If it is a raised issue, with factors favouring the plaintiff, but there are no precedential cases even after dropping one factor at a time, the prediction for the current issue is abstained.

Is there a shorter version?

FINE.

If the issue is unraised, predict the default or abstain if there isn’t one.
Predict conjunctive issues for the plaintiff if all sub-issues are for the plaintiff.
Predict disjunctive issues for the plaintiff if any sub-issue is for the plaintiff.
If the factors relevant to an issue are unanimous, follow the factors.
If the cases sharing factors are unanimous, or become unanimous when you ignore cases without knock-out factors, follow the cases.
If there are no cases, see if you can find some by ignoring one relevant factor at a time.
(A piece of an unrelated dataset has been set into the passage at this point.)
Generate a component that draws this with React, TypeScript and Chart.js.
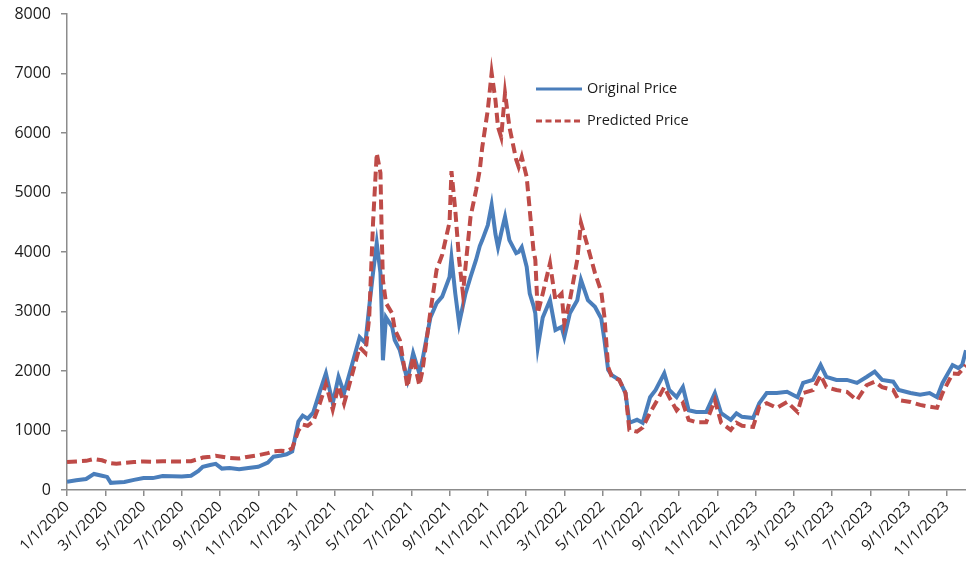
import React, { useEffect, useRef } from "react";
import { Chart, registerables } from "chart.js";

Chart.register(...registerables);

// ---- data ----
const dates: string[] = [
  "2020-01-01", "2020-01-16", "2020-02-01", "2020-02-13", "2020-02-25", "2020-03-04", "2020-03-10", "2020-03-19",
  "2020-04-01", "2020-04-16", "2020-05-01", "2020-05-16", "2020-06-01", "2020-06-16", "2020-07-01", "2020-07-16",
  "2020-07-28", "2020-08-04", "2020-08-16", "2020-08-25", "2020-09-04", "2020-09-16", "2020-10-01", "2020-10-16",
  "2020-11-01", "2020-11-16", "2020-11-25", "2020-12-07", "2020-12-16", "2020-12-25",
  "2021-01-04", "2021-01-11", "2021-01-19", "2021-01-28", "2021-02-07", "2021-02-16", "2021-02-26", "2021-03-07",
  "2021-03-16", "2021-03-28", "2021-04-10", "2021-04-19", "2021-04-25", "2021-05-01", "2021-05-07", "2021-05-13",
  "2021-05-15", "2021-05-17", "2021-05-22", "2021-06-01", "2021-06-05", "2021-06-13", "2021-06-25", "2021-07-04",
  "2021-07-14", "2021-07-19", "2021-08-01", "2021-08-11", "2021-08-20", "2021-09-01", "2021-09-04", "2021-09-10",
  "2021-09-16", "2021-09-22", "2021-09-26", "2021-10-04", "2021-10-13", "2021-10-19", "2021-10-23", "2021-11-01",
  "2021-11-07", "2021-11-13", "2021-11-17", "2021-11-22", "2021-11-28", "2021-12-05", "2021-12-16", "2021-12-20",
  "2021-12-25", "2022-01-02", "2022-01-07", "2022-01-13", "2022-01-16", "2022-01-20", "2022-01-28", "2022-02-08",
  "2022-02-16", "2022-02-25", "2022-03-01", "2022-03-10", "2022-03-22", "2022-03-28", "2022-04-08", "2022-04-19",
  "2022-04-29", "2022-05-04", "2022-05-10", "2022-05-16", "2022-05-28", "2022-06-07", "2022-06-13", "2022-06-25",
  "2022-07-04", "2022-07-16", "2022-07-25", "2022-08-08", "2022-08-16", "2022-08-28", "2022-09-07", "2022-09-16",
  "2022-09-28", "2022-10-14", "2022-10-28", "2022-11-07", "2022-11-22", "2022-12-01", "2022-12-10", "2022-12-28",
  "2023-01-07", "2023-01-19", "2023-02-04", "2023-02-19", "2023-03-07", "2023-03-16", "2023-04-01", "2023-04-13",
  "2023-04-22", "2023-05-08", "2023-05-25", "2023-06-10", "2023-06-25", "2023-07-08", "2023-07-20", "2023-08-07",
  "2023-08-16", "2023-09-04", "2023-09-19", "2023-10-04", "2023-10-16", "2023-10-25", "2023-11-10", "2023-11-19",
  "2023-11-25", "2023-12-01",
];

const originalPrice: number[] = [
  140, 165, 185, 270, 240, 220, 120, 125,
  135, 170, 200, 200, 235, 230, 225, 240,
  320, 390, 420, 440, 360, 370, 350, 370,
  390, 460, 560, 580, 600, 650,
  1150, 1250, 1200, 1300, 1650, 1960, 1460, 1900,
  1630, 2070, 2570, 2470, 3080, 3650, 4150, 3650,
  3000, 2180, 2900, 2740, 2520, 2350, 1850, 2300,
  1960, 2180, 2900, 3140, 3250, 3580, 3900, 3300,
  2800, 3100, 3300, 3580, 3870, 4100, 4200, 4450,
  4790, 4300, 4080, 4320, 4590, 4200, 3980, 4000,
  4080, 3750, 3300, 3100, 2970, 2400, 2900, 3190,
  2690, 2740, 2570, 2970, 3190, 3530, 3190, 3080,
  2880, 2520, 2020, 1930, 1850, 1630, 1130, 1180,
  1130, 1560, 1680, 1960, 1680, 1560, 1730, 1340,
  1310, 1310, 1630, 1290, 1180, 1290, 1230, 1210,
  1460, 1630, 1630, 1650, 1560, 1800, 1850, 2100,
  1900, 1850, 1850, 1800, 1900, 1990, 1850, 1820,
  1680, 1630, 1600, 1630, 1560, 1800, 2100, 2050,
  2100, 2350,
];

const predictedPrice: number[] = [
  470, 480, 490, 520, 500, 470, 450, 440,
  455, 470, 480, 475, 485, 480, 480, 485,
  520, 545, 560, 575, 560, 540, 530, 560,
  585, 620, 650, 660, 650, 700,
  1000, 1100, 1080, 1150, 1450, 1780, 1350, 1750,
  1450, 1900, 2400, 2300, 2900, 4490, 5660, 5330,
  4320, 3530, 3140, 2970, 2700, 2520, 1730, 2240,
  1760, 2000, 3000, 3700, 3950, 4500, 5360, 4700,
  3870, 3300, 3750, 4590, 5040, 5380, 5760, 6390,
  7010, 6550, 6100, 5930, 6670, 6100, 5550, 5430,
  5600, 5260, 4700, 4030, 3870, 2970, 3300, 3810,
  3190, 3300, 2800, 3190, 3870, 4490, 4080, 3650,
  3330, 2910, 2070, 1900, 1850, 1630, 1010, 980,
  1050, 1300, 1460, 1730, 1560, 1340, 1460, 1180,
  1140, 1140, 1510, 1130, 1010, 1130, 1080, 1060,
  1400, 1460, 1380, 1480, 1310, 1630, 1680, 1930,
  1730, 1680, 1650, 1510, 1760, 1820, 1730, 1680,
  1510, 1480, 1430, 1400, 1380, 1630, 1960, 1950,
  2020, 2100,
];

const xTickLabels: string[] = [
  "1/1/2020", "3/1/2020", "5/1/2020", "7/1/2020", "9/1/2020", "11/1/2020",
  "1/1/2021", "3/1/2021", "5/1/2021", "7/1/2021", "9/1/2021", "11/1/2021",
  "1/1/2022", "3/1/2022", "5/1/2022", "7/1/2022", "9/1/2022", "11/1/2022",
  "1/1/2023", "3/1/2023", "5/1/2023", "7/1/2023", "9/1/2023", "11/1/2023",
];

const seriesNames: string[] = ["Original Price", "Predicted Price"];
const yTicks: number[] = [0, 1000, 2000, 3000, 4000, 5000, 6000, 7000, 8000];
const xEnd = "2023-12-01";

// ---- helpers ----
function monthIndexFromParts(y: number, m: number, d: number): number {
  const dim = new Date(y, m, 0).getDate();
  return (y - 2020) * 12 + (m - 1) + (d - 1) / dim;
}
function isoToIndex(iso: string): number {
  const [y, m, d] = iso.split("-").map(Number);
  return monthIndexFromParts(y, m, d);
}
function labelToIndex(lbl: string): number {
  const [m, d, y] = lbl.split("/").map(Number);
  return monthIndexFromParts(y, m, d);
}

const FONT = '"Open Sans", "DejaVu Sans", sans-serif';
const BLUE = "#4A7EBB";
const RED = "#BE4B48";

const insideLegend = {
  id: "insideLegend",
  afterDraw(chart: any) {
    const ctx = chart.ctx as CanvasRenderingContext2D;
    chart.data.datasets.forEach((ds: any, i: number) => {
      const y = 89 + i * 32;
      ctx.save();
      ctx.strokeStyle = ds.borderColor;
      ctx.lineWidth = 3;
      ctx.setLineDash(ds.borderDash ? [6, 3.5] : []);
      ctx.beginPath();
      ctx.moveTo(536, y);
      ctx.lineTo(582, y);
      ctx.stroke();
      ctx.setLineDash([]);
      ctx.fillStyle = "#1a1a1a";
      ctx.font = `14.5px ${FONT}`;
      ctx.textBaseline = "middle";
      ctx.textAlign = "left";
      ctx.fillText(ds.label, 587, y);
      ctx.restore();
    });
  },
};

export default function App() {
  const canvasRef = useRef<HTMLCanvasElement | null>(null);

  useEffect(() => {
    if (!canvasRef.current) return;
    const tickValues = xTickLabels.map(labelToIndex);
    const labelFor = (v: number) => {
      const k = tickValues.findIndex((t) => Math.abs(t - v) < 1e-6);
      return k >= 0 ? xTickLabels[k] : "";
    };
    const xs = dates.map(isoToIndex);

    const chart = new Chart(canvasRef.current, {
      type: "line",
      data: {
        datasets: [
          {
            label: seriesNames[0],
            data: xs.map((x, i) => ({ x, y: originalPrice[i] })),
            borderColor: BLUE,
            backgroundColor: BLUE,
            borderWidth: 4,
            pointRadius: 0,
            tension: 0,
            order: 1,
          },
          {
            label: seriesNames[1],
            data: xs.map((x, i) => ({ x, y: predictedPrice[i] })),
            borderColor: RED,
            backgroundColor: RED,
            borderWidth: 4,
            borderDash: [10, 5],
            pointRadius: 0,
            tension: 0,
            order: 0,
          },
        ],
      },
      options: {
        animation: false,
        responsive: true,
        maintainAspectRatio: false,
        layout: { padding: { top: 14, right: 0, left: 0, bottom: 0 } },
        plugins: {
          legend: { display: false },
          tooltip: { enabled: false },
        },
        scales: {
          x: {
            type: "linear",
            min: 0,
            max: isoToIndex(xEnd),
            afterBuildTicks: (scale: any) => {
              scale.ticks = tickValues.map((value) => ({ value }));
            },
            afterFit: (scale: any) => {
              scale.height = 88;
              scale.paddingRight = 0;
            },
            border: { display: true, color: "#8c8c8c", width: 1.5 },
            grid: {
              drawOnChartArea: false,
              drawTicks: true,
              tickLength: 6,
              color: "#8c8c8c",
              lineWidth: 1.5,
            },
            ticks: {
              autoSkip: false,
              minRotation: 45,
              maxRotation: 45,
              padding: 2,
              color: "#1a1a1a",
              font: { family: FONT, size: 15 },
              callback: (v: any) => labelFor(Number(v)),
            },
          },
          y: {
            type: "linear",
            min: yTicks[0],
            max: yTicks[yTicks.length - 1],
            afterBuildTicks: (scale: any) => {
              scale.ticks = yTicks.map((value) => ({ value }));
            },
            afterFit: (scale: any) => {
              scale.width = 67;
              scale.paddingTop = 0;
              scale.paddingBottom = 0;
            },
            border: { display: true, color: "#8c8c8c", width: 1.5 },
            grid: {
              drawOnChartArea: false,
              drawTicks: true,
              tickLength: 6,
              color: "#8c8c8c",
              lineWidth: 1.5,
            },
            ticks: {
              padding: 10,
              color: "#1a1a1a",
              font: { family: FONT, size: 16 },
              callback: (v: any) => String(v),
            },
          },
        },
      },
      plugins: [insideLegend],
    });
    return () => chart.destroy();
  }, []);

  return (
    <div style={{ position: "absolute", left: 0, top: 0, width: 966, height: 578, background: "#fff" }}>
      <canvas ref={canvasRef} />
    </div>
  );
}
If all those searches are for the plaintiff, predict for the plaintiff.
Otherwise, abstain.

That’s what IBP does. And docassemble-openlcbr makes it easy to build the database that the IBP algorithm requires, and to implement the algorithm with your database in a Docassemble interview.

How Reliable Is It?

In the paper that Ashley and Brüninghaus published, they were able to get 91% accuracy in a “leave one out” test across 186 published cases in their database. The demonstration database (n=28) included with docassemble-openlcbr has similar accuracy, but lower coverage.

What sorts of Legal Issues is It Good For?

Generally, if it is a legal issue that is decided on the basis of an open list of factors, it is relatively well-settled law, it tends to turn on a consistent set of pieces of information, and the relevant factors are something that your target user will know when they use the tool, IBP may be an effective option.

For example, if the question is whether or not a person is employed or a sub-contractor, and your target user is the employee, they are likely to be aware of most of the relevant factors, it is frequently litigated, the factors are relatively constant, and it is relatively settled law.

A question of whether or not blockchain smart contracts are parol evidence is a bad topic, beacuse there are not a lot of cases, and it is not well-settled law.

A question of whether or not someone had the intent necessary to be found guilty of first-degree murder is a bad issue because unless your target user is the accused, it is unlikely the user will have the relevant information, and it tends not to depend on the same kinds of data.